“Transcendence can not be accessed through the mind, but through direct experience with the numinous.” -Ilene Aliyah Alexander

Woman-hiking-in-nature

The diminished physical ability I have been living with is becoming increasingly more limiting leaving primarily the autonomic nervous system. When I acknowledge the disease progression and how some functioning is becoming nearly impossible to do and my strategies are no longer effective, I feel grief and need take time to mourn for what was and will never be again in this glorious body that has taken me so far. Usually the grief lasts a few hours to a few days. This is very different, because it used the last for years. I have evolved emotionally and spiritually with the understanding, the profound revelation that I am not my body, nor am I my strategizing mind. My empathy and love for self and other is growing exponentially. This curriculum has given me the opportunity to live more from my Soul.

Some people call my journey courageous; some people call it miraculous. I just call it what is. I can either kick and scream (although I can literally do neither) or I can just choose to say yes to the new level of functioning, my new baseline. What I am finding with this accelerated curriculum is that with loss always comes a new awareness I had not been previously able to access prior to the limitations.

I am not a saint and I am not an exception. I am just no longer interested in suffering on a day-to-day minute-to-minute basis. If I am unable to control anything physically, I can control my reaction. And that is about all I can control.

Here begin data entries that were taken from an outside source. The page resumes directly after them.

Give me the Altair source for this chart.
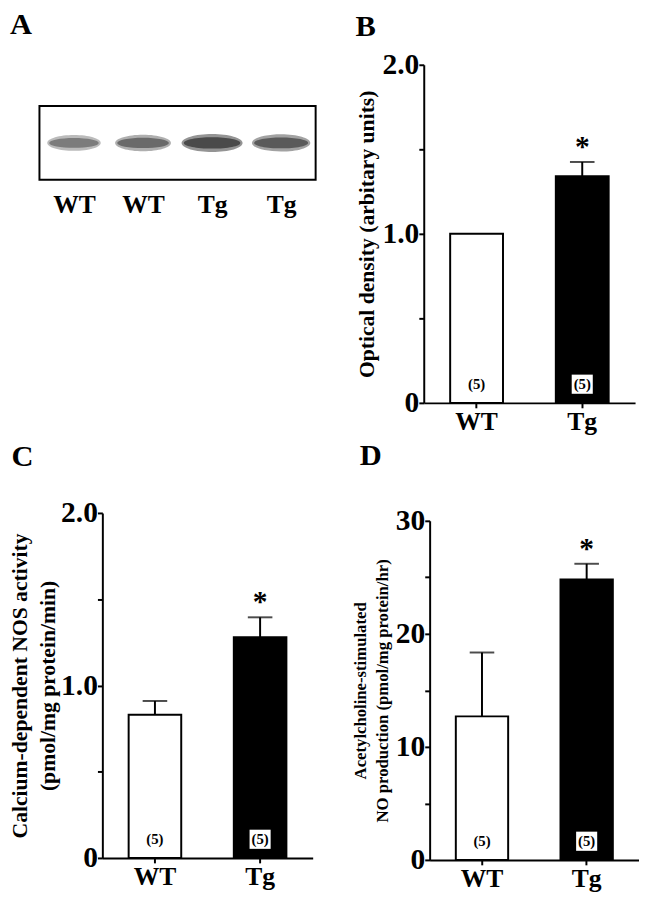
import json
import altair as alt
import pandas as pd

# ---------------- data ----------------
groups = ["WT", "Tg"]
n_labels = ["(5)", "(5)"]
sig_marks = ["", "*"]

od_mean = [1.00, 1.34]
od_sem = [0.00, 0.085]

nos_mean = [0.83, 1.28]
nos_sem = [0.08, 0.115]

no_mean = [12.7, 24.8]
no_sem = [5.65, 1.4]

lane_ids = [1, 2, 3, 4]
lane_labels = ["WT", "WT", "Tg", "Tg"]
band_density = [0.60, 0.72, 1.00, 0.85]

FONT = "Liberation Serif"


def letter_title(letter, dx=0, offset=10):
    return alt.TitleParams(letter, anchor="start", font=FONT, fontWeight="bold",
                           fontSize=31, color="black", dx=dx, offset=offset)


def bar_panel(letter, mean, sem, ymax, tick_vals, label_expr, ytitle, tsize, tlh,
              w, h, tpad, t_dx, t_off):
    df = pd.DataFrame({
        "group": groups,
        "mean": mean,
        "sem": sem,
        "top": [m + s for m, s in zip(mean, sem)],
        "n": n_labels,
        "sig": sig_marks,
    })
    xenc = alt.X("group:N", sort=groups,
                 scale=alt.Scale(paddingInner=0.5, paddingOuter=0.25),
                 axis=alt.Axis(title=None, labelAngle=0, labelFont=FONT,
                               labelFontWeight="bold", labelFontSize=26,
                               labelColor="black", domainColor="black",
                               domainWidth=2, tickColor="black", tickWidth=2,
                               tickSize=5, labelPadding=1))
    yscale = alt.Scale(domain=[0, ymax], nice=False)
    yaxis = alt.Axis(values=tick_vals, labelExpr=label_expr, title=ytitle,
                     titleFont=FONT, titleFontWeight="bold", titleFontSize=tsize,
                     titleLineHeight=tlh,
                     titleColor="black", titlePadding=tpad,
                     labelFont=FONT, labelFontWeight="bold", labelFontSize=30,
                     labelColor="black", labelPadding=0, labelOverlap=False,
                     domainColor="black", domainWidth=2, tickColor="black",
                     tickWidth=2, tickSize=5, grid=False)
    base = alt.Chart(df)
    bars = base.mark_bar(stroke="black", strokeWidth=2).encode(
        x=xenc,
        y=alt.Y("mean:Q", scale=yscale, axis=yaxis),
        fill=alt.Fill("group:N", scale=alt.Scale(domain=groups, range=["white", "black"]),
                      legend=None),
    )
    err = base.transform_filter("datum.sem > 0").mark_rule(color="black", strokeWidth=2).encode(
        x=xenc, y=alt.Y("mean:Q", scale=yscale, axis=yaxis), y2="top:Q")
    cap = base.transform_filter("datum.sem > 0").mark_tick(color="black", thickness=2, size=25).encode(
        x=xenc, y=alt.Y("top:Q", scale=yscale, axis=yaxis))
    box = base.transform_filter("datum.group == 'Tg'").mark_point(
        shape="M-1.1,-1L1.1,-1L1.1,1L-1.1,1Z", filled=True, fill="white",
        opacity=1, size=380, strokeWidth=0, yOffset=-19).encode(
        x=xenc, y=alt.Y(datum=0, scale=yscale, axis=yaxis))
    ntext = base.mark_text(font=FONT, fontWeight="bold", fontSize=15, color="black",
                           baseline="middle", dy=-19).encode(
        x=xenc, y=alt.Y(datum=0, scale=yscale, axis=yaxis), text="n:N")
    star = base.mark_text(font=FONT, fontWeight="bold", fontSize=30, color="black",
                          baseline="alphabetic", dy=-6).encode(
        x=xenc, y=alt.Y("top:Q", scale=yscale, axis=yaxis), text="sig:N")
    return alt.layer(bars, err, cap, box, ntext, star).properties(
        width=w, height=h, title=letter_title(letter, t_dx, t_off))


def spacer():
    return alt.Chart(pd.DataFrame({"v": [0]})).mark_point(
        opacity=0, size=0, strokeWidth=0).properties(width=1, height=1)


# ---------------- panel A : blot ----------------
bdf = pd.DataFrame({"lane": lane_ids, "label": lane_labels, "density": band_density})
xb = alt.X("lane:O", scale=alt.Scale(paddingInner=0, paddingOuter=0.2),
           axis=alt.Axis(title=None, labelAngle=0, domain=False, ticks=False,
                         labelExpr="%s[datum.value - 1]" % json.dumps(lane_labels),
                         labelFont=FONT, labelFontWeight="bold", labelFontSize=26,
                         labelColor="black", labelPadding=12))
size_enc = alt.Size("density:Q", scale=alt.Scale(domain=[0.5, 1.0], range=[2350, 3300]),
                    legend=None)
halo = alt.Chart(bdf).mark_point(
    shape="M-1.08,0A1.08,0.32,0,1,0,1.08,0A1.08,0.32,0,1,0,-1.08,0Z",
    filled=True, color="#5a5a5a", strokeWidth=0).encode(
    x=xb, size=size_enc,
    opacity=alt.Opacity("density:Q", scale=alt.Scale(domain=[0.5, 1.0], range=[0.35, 0.65]),
                        legend=None))
core = alt.Chart(bdf).mark_point(
    shape="M-1,0A1,0.2,0,1,0,1,0A1,0.2,0,1,0,-1,0Z",
    filled=True, color="#222222", strokeWidth=0).encode(
    x=xb, size=size_enc,
    opacity=alt.Opacity("density:Q", scale=alt.Scale(domain=[0.5, 1.0], range=[0.72, 0.95]),
                        legend=None))
blot = alt.layer(halo, core).properties(
    width=281, height=75, title=letter_title("A", -30, 66),
    view=alt.ViewBackground(stroke="black", strokeWidth=2))

# ---------------- panels B, C, D ----------------
expr_2 = "datum.value % 1 != 0 ? '' : (datum.value == 0 ? '0' : format(datum.value, '.1f'))"
expr_30 = "datum.value % 10 != 0 ? '' : format(datum.value, 'd')"

panel_b = bar_panel("B", od_mean, od_sem, 2.0, [0, 0.5, 1, 1.5, 2], expr_2,
                    "Optical density (arbitary units)", 22, 26, 215, 344, 4, 0, 7)
panel_c = bar_panel("C", nos_mean, nos_sem, 2.0, [0, 0.5, 1, 1.5, 2], expr_2,
                    ["Calcium-dependent NOS activity", "(pmol/mg protein/min)"], 22, 29,
                    214, 351, 1, 3, 26)
panel_d = bar_panel("D", no_mean, no_sem, 30, [0, 5, 10, 15, 20, 25, 30], expr_30,
                    ["Acetylcholine-stimulated", "NO production (pmol/mg protein/hr)"], 17, 22,
                    213, 345, 4, 8, 35)

row_a = alt.hconcat(spacer(), blot, spacing=-6)
row_c = alt.hconcat(spacer(), panel_c, spacing=-7)
inner_l = alt.vconcat(row_a, row_c, spacing=227)
col_l = alt.vconcat(spacer(), inner_l, spacing=-15)

row_b = alt.hconcat(spacer(), panel_b, spacing=38)
row_d = alt.hconcat(spacer(), panel_d, spacing=35)
inner_r = alt.vconcat(row_b, row_d, spacing=6)
col_r = alt.vconcat(spacer(), inner_r, spacing=-12)

chart = alt.hconcat(col_l, col_r, spacing=0).properties(
    padding={"top": -7, "left": 0, "right": 0, "bottom": 0}, background="white"
).configure_view(strokeWidth=0)

chart.save("out.html", embed_options={"renderer": "svg", "actions": False})
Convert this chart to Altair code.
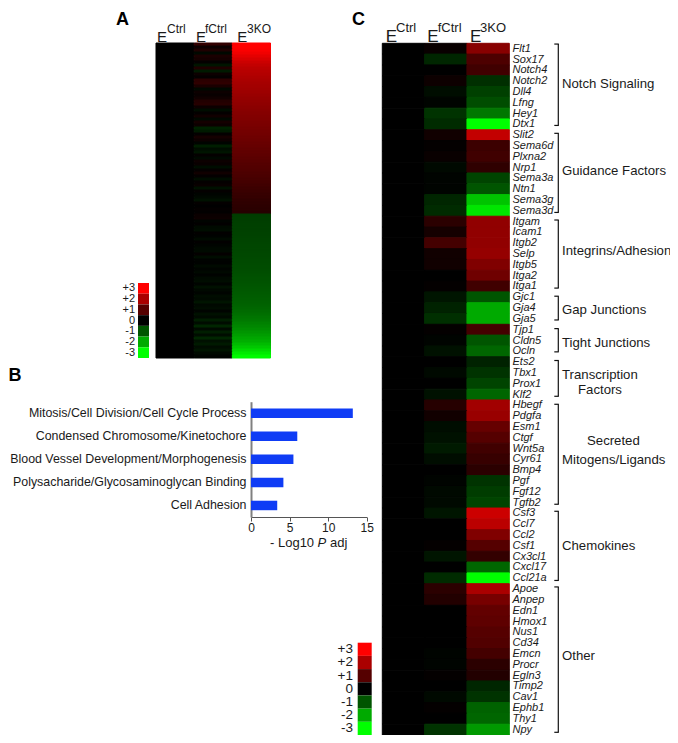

Being alone nineteen hours a day, sitting overlooking the 14,000 foot mountain range called Sangre de Christos, I am realizing the importance of the spiritual teachings of Ram Dass and others. As a collective consciousness we are moving from the third dimension to the fourth dimensional reality. The latter involves unitive consciousness. The field of unity is already around us. People are gradually being able to access this field  to eventually reach a critical mass where the rigid boundaries of duality will be rendered unnecessary. We are moving into Love.

I am realizing the wisdom in choosing this curriculum as a default in order to assure the integration of this teaching. This is a very different response from feeling victimized by a random, mysterious disease constellation. As I let go of each ability on the physical level, I open to a new ability on the subtle level. From this perspective, I wonder what disability really means. The liberation possible from reconfiguring the evolutionary potential of suffering is immeasurable.

I am seeing that whatever the challenge that may seem catastrophic from our human/ego perspective, there is always a gift on the other side. Fully experiencing the grief is essential and once on the other side of the seemingly endless grief, there is the opportunity for transcendence. Transcendence is beyond the five levels of grief Elisabeth Kubler-Ross generously illuminated. For me, I now understand that this rigorous curriculum was perhaps the most expeditious way and perhaps the only way for me to access this state given the trajectory of my choices during this lifetime.

The surrender into transcendence is where the fourth dimension lies. I’m convinced that this is what my father who had been a lifelong atheist described on his deathbed, “heaven, a place of tranquility.” I am realizing that whatever the challenge that may seem catastrophic, there is always a gift on the other side. The opportunity is that we reach this place beyond acceptance into transcendence where suffering may no longer be necessary for growth. Many are being called to this expanded state of consciousness, the dimension where love and unity are the only reality.